From: Yonghong Song <yonghong.song@linux.dev>
To: Andrii Nakryiko <andrii.nakryiko@gmail.com>
Cc: bpf@vger.kernel.org, Alexei Starovoitov <ast@kernel.org>,
Andrii Nakryiko <andrii@kernel.org>,
Daniel Borkmann <daniel@iogearbox.net>,
kernel-team@fb.com, Martin KaFai Lau <martin.lau@kernel.org>,
Salvatore Benedetto <salvabenedetto@meta.com>
Subject: Re: [PATCH bpf-next] bpf: Use fake pt_regs when doing bpf syscall tracepoint tracing
Date: Tue, 10 Sep 2024 08:25:22 -0700 [thread overview]

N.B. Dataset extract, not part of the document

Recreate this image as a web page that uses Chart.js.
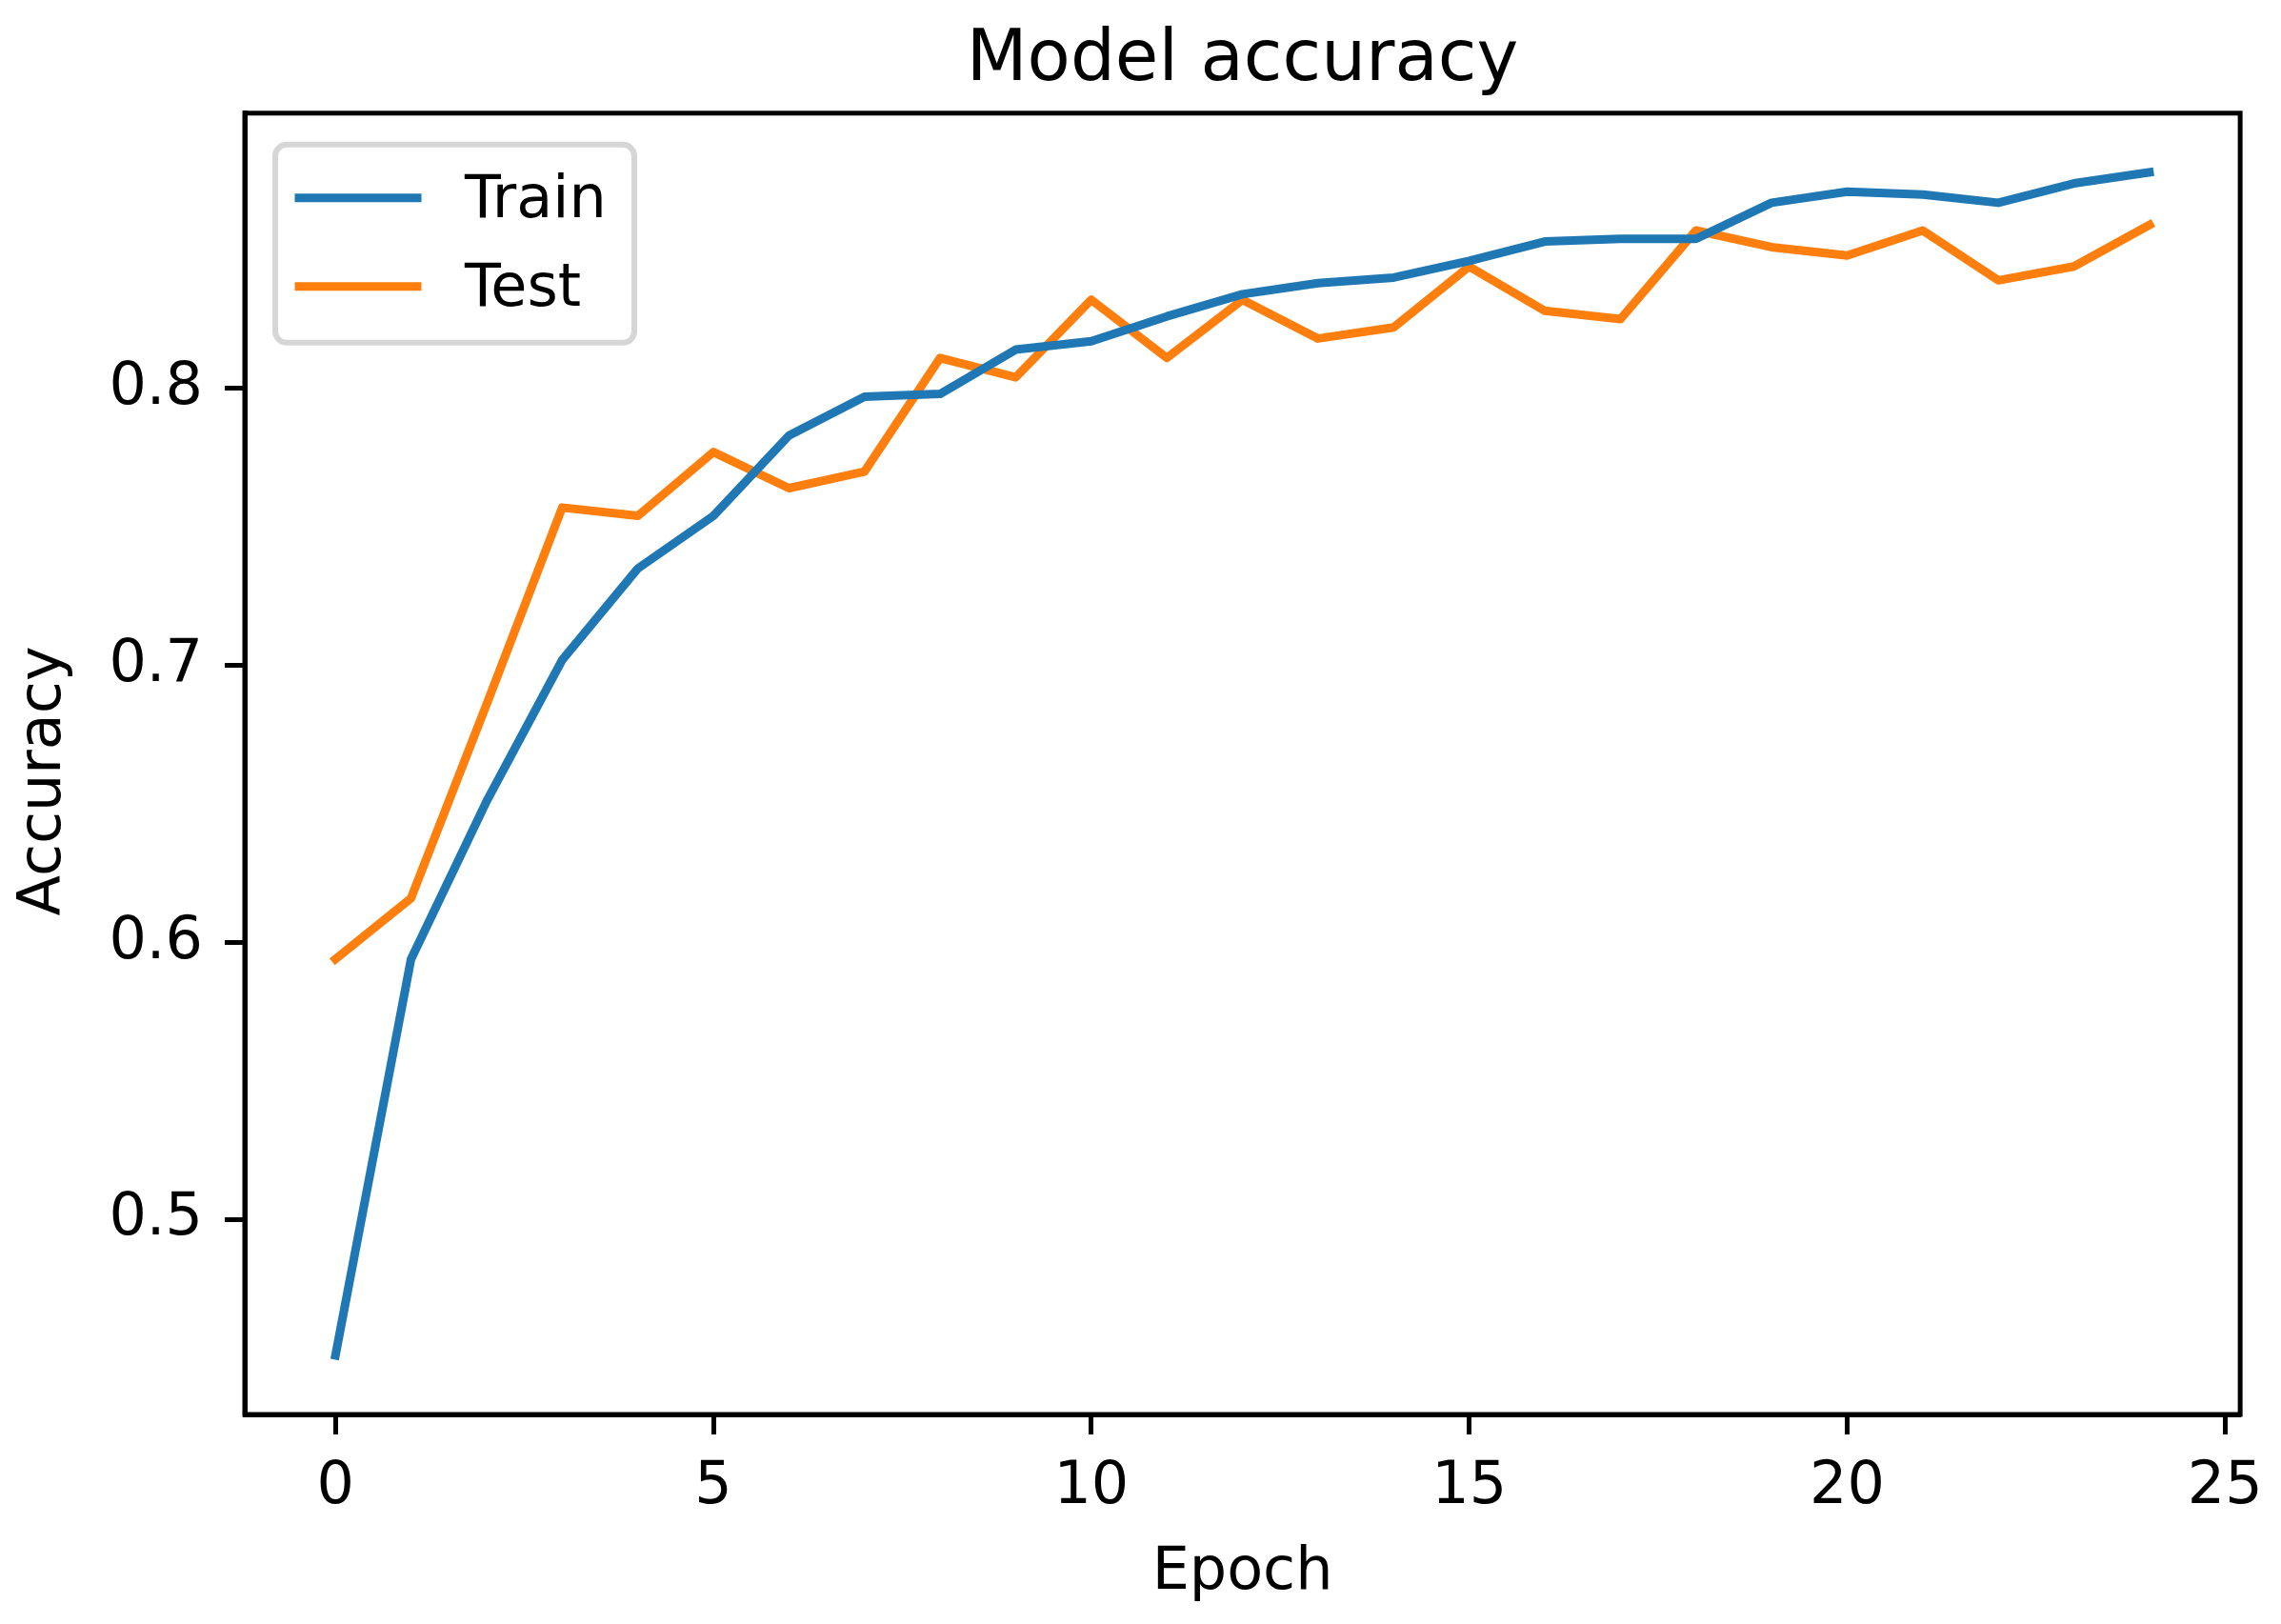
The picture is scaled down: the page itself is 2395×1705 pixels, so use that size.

Message-ID: <84f2c314-980c-4e01-bcaa-dafb62a934f3@linux.dev> (raw)
In-Reply-To: <CAEf4BzZC3FyP06p-H8JhQVJqOTRfjLSfNpHBZn3hN2WRfypDsw@mail.gmail.com>
On 9/9/24 10:42 PM, Andrii Nakryiko wrote:
> On Mon, Sep 9, 2024 at 10:34 PM Andrii Nakryiko
> <andrii.nakryiko@gmail.com> wrote:
>> On Mon, Sep 9, 2024 at 8:43 PM Yonghong Song <yonghong.song@linux.dev> wrote:
>>> Salvatore Benedetto reported an issue that when doing syscall tracepoint
>>> tracing the kernel stack is empty. For example, using the following
>>> command line
>>> bpftrace -e 'tracepoint:syscalls:sys_enter_read { print("Kernel Stack\n"); print(kstack()); }'
>>> the output will be
>>> ===
>>> Kernel Stack
>>> ===
>>>
>>> Further analysis shows that pt_regs used for bpf syscall tracepoint
>>> tracing is from the one constructed during user->kernel transition.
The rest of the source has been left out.